WHAT TO WORK ON:
Select every line containing the word "uses" from the material, and copy those lines.

--- START OF PROVIDED RECORDS ---

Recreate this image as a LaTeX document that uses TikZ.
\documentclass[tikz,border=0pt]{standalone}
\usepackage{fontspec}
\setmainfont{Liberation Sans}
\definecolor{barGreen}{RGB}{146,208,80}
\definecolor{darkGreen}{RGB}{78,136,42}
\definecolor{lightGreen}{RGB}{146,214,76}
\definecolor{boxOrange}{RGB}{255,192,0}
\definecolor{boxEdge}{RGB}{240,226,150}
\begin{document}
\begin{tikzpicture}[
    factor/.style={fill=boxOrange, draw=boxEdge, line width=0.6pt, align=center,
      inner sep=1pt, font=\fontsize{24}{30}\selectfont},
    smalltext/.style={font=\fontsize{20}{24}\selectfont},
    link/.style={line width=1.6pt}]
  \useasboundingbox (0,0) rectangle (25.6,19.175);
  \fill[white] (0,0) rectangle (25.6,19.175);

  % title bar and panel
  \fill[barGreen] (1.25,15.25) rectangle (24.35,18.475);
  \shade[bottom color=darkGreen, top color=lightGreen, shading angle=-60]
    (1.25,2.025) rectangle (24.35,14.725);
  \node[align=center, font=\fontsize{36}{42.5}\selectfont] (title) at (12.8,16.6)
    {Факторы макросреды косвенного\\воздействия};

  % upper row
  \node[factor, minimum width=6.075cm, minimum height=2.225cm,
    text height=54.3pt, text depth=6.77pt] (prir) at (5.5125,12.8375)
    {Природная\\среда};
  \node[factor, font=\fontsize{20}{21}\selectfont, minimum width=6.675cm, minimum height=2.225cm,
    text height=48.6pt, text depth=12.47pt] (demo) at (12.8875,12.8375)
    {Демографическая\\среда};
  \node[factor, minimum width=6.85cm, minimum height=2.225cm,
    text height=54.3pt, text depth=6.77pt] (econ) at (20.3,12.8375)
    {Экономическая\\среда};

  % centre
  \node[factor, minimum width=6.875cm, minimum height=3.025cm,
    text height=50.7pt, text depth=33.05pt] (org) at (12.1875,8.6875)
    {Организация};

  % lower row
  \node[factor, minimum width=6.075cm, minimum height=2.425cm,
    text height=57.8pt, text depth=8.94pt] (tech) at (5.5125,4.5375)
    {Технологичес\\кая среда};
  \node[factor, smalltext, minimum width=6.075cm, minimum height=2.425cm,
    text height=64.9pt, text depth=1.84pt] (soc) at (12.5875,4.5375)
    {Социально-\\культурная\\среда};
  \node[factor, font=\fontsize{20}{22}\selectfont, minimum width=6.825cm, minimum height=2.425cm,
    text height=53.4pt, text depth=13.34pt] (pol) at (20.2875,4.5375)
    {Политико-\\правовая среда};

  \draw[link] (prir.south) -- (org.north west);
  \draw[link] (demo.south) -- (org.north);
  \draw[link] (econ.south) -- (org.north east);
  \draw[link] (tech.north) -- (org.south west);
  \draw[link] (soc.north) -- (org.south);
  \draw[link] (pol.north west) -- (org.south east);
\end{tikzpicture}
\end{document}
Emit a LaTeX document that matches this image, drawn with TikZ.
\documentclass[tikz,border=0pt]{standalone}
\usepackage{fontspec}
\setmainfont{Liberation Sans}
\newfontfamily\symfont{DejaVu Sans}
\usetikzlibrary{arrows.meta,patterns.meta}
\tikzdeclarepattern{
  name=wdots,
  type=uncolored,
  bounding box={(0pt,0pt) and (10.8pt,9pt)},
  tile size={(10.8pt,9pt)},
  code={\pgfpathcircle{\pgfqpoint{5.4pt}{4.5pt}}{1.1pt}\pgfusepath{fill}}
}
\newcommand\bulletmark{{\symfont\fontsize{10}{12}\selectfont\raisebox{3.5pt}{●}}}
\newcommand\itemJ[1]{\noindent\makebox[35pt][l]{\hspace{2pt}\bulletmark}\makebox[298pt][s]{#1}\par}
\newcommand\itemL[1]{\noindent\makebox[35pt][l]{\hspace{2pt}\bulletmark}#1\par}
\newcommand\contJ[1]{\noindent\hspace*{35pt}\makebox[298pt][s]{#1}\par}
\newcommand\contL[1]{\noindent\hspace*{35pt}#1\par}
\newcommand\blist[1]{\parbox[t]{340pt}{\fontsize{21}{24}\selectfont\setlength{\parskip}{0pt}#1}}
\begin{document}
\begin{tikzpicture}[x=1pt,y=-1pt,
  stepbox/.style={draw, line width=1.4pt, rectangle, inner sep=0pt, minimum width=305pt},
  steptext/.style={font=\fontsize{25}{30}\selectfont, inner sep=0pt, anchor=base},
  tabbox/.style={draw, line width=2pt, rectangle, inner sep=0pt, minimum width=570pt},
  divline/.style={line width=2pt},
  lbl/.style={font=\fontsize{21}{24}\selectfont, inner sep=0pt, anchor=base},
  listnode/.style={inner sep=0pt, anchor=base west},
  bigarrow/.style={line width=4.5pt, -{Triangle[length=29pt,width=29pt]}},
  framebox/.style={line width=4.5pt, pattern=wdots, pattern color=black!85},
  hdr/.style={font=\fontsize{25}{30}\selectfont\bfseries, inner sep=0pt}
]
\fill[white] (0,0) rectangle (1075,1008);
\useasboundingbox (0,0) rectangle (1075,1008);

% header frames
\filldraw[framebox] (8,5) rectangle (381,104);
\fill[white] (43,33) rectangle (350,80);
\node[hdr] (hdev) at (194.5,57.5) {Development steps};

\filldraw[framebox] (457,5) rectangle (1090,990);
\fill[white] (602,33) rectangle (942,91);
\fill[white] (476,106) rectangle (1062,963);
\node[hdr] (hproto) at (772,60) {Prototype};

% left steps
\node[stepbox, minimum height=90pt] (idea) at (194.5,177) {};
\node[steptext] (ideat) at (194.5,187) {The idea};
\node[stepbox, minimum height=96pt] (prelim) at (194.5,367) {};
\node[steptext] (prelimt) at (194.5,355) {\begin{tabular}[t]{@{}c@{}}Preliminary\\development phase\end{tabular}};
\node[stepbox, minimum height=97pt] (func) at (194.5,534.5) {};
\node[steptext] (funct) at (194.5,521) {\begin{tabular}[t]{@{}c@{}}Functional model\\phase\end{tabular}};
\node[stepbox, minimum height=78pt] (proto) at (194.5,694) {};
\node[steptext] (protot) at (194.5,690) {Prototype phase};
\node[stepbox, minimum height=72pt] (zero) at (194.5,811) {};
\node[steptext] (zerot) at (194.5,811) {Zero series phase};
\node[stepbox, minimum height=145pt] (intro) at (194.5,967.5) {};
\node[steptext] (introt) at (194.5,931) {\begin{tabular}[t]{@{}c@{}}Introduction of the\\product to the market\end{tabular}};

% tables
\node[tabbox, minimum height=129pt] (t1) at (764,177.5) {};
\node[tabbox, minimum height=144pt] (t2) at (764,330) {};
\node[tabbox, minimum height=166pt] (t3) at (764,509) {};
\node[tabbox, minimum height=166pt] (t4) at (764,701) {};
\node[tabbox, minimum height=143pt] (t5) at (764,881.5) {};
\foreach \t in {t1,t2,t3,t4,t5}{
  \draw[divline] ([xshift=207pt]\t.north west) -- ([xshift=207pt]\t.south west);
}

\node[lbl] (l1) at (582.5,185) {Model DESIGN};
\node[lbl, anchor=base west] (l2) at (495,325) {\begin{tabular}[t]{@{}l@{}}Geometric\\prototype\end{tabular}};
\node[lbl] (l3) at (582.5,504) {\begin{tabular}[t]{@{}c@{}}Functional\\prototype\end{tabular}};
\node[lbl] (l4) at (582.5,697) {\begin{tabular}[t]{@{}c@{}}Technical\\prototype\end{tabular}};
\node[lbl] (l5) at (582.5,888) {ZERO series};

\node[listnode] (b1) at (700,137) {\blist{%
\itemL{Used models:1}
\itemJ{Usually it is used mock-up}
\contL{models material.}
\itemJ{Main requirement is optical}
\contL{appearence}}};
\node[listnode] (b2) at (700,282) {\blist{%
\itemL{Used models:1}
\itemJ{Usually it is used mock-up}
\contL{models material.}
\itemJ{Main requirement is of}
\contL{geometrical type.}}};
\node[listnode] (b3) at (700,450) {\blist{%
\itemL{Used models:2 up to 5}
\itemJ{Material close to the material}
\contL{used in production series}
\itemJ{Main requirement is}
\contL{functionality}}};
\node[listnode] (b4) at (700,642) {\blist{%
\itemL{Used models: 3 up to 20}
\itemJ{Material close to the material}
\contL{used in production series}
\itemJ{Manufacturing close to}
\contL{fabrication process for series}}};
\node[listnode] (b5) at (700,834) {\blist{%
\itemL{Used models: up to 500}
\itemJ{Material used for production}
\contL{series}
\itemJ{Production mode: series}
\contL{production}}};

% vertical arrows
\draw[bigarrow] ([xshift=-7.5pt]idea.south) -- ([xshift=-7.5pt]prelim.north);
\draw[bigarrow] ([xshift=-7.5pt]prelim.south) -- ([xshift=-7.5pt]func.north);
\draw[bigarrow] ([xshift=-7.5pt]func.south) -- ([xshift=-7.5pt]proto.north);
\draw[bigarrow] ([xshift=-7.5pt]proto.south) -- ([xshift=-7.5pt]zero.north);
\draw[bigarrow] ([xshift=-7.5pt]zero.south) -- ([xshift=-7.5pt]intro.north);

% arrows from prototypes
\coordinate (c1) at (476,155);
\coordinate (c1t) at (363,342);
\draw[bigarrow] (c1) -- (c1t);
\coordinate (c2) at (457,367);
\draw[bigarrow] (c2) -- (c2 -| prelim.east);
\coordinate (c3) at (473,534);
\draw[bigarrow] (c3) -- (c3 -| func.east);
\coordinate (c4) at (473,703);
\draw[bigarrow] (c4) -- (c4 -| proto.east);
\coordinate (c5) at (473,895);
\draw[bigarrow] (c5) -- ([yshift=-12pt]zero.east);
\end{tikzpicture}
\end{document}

--- END OF PROVIDED RECORDS ---
--- START OF PROVIDED RECORDS ---

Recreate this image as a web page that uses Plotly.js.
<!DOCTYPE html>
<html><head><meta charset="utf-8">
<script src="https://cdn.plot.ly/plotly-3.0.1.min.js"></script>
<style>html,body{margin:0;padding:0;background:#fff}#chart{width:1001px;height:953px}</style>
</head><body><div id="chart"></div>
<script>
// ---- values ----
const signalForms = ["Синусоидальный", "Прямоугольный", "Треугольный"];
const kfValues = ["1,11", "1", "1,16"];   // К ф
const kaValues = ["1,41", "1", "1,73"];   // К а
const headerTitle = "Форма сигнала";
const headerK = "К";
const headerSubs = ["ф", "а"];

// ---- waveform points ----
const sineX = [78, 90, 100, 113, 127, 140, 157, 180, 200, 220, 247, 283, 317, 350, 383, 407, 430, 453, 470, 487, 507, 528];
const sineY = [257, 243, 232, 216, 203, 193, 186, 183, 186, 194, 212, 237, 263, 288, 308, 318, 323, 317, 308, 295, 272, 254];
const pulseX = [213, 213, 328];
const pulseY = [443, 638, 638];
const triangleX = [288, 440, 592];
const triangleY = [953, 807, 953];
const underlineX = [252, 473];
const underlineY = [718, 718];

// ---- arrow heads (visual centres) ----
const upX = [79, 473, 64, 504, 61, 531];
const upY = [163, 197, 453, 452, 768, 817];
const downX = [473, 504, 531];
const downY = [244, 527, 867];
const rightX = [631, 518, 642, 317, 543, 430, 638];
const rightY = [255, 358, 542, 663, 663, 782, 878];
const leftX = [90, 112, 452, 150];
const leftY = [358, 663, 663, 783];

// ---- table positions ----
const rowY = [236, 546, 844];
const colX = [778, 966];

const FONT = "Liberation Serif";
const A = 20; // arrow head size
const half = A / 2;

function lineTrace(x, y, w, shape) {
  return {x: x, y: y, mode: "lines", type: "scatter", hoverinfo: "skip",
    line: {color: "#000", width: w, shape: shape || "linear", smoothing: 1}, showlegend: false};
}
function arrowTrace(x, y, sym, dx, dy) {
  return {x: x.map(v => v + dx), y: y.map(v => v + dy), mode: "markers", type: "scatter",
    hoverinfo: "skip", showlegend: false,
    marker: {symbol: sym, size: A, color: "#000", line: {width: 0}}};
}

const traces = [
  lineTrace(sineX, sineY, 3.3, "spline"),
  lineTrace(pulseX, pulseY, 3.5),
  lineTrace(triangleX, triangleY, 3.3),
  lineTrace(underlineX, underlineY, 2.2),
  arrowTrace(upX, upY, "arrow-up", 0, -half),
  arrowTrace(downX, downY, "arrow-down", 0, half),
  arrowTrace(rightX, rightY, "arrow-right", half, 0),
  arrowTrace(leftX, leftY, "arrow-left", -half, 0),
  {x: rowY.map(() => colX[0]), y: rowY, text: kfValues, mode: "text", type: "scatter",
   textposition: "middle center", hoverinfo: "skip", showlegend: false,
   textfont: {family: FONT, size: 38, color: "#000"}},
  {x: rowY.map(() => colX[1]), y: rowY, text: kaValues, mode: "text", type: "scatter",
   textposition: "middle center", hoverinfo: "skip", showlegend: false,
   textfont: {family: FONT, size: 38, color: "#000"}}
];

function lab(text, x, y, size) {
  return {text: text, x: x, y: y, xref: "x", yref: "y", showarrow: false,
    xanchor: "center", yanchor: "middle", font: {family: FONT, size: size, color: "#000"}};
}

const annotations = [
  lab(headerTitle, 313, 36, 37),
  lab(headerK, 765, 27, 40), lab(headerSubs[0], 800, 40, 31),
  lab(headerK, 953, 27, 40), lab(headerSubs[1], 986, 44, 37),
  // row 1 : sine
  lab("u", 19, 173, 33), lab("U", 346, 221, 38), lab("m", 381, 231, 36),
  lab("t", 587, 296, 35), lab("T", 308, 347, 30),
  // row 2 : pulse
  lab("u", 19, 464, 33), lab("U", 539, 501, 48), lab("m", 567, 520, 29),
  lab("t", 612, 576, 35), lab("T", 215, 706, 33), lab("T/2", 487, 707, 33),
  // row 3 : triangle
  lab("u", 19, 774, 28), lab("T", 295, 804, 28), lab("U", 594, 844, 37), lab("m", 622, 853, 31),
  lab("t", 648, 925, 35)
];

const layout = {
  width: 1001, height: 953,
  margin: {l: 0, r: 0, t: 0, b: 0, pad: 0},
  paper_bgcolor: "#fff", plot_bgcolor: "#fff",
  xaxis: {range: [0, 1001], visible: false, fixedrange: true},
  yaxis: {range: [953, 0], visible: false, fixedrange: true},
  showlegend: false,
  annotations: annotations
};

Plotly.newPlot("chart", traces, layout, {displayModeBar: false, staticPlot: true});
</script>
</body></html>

--- END OF PROVIDED RECORDS ---

ANSWER FOR THE TASK:
Recreate this image as a LaTeX document that uses TikZ.
Recreate this image as a web page that uses Plotly.js.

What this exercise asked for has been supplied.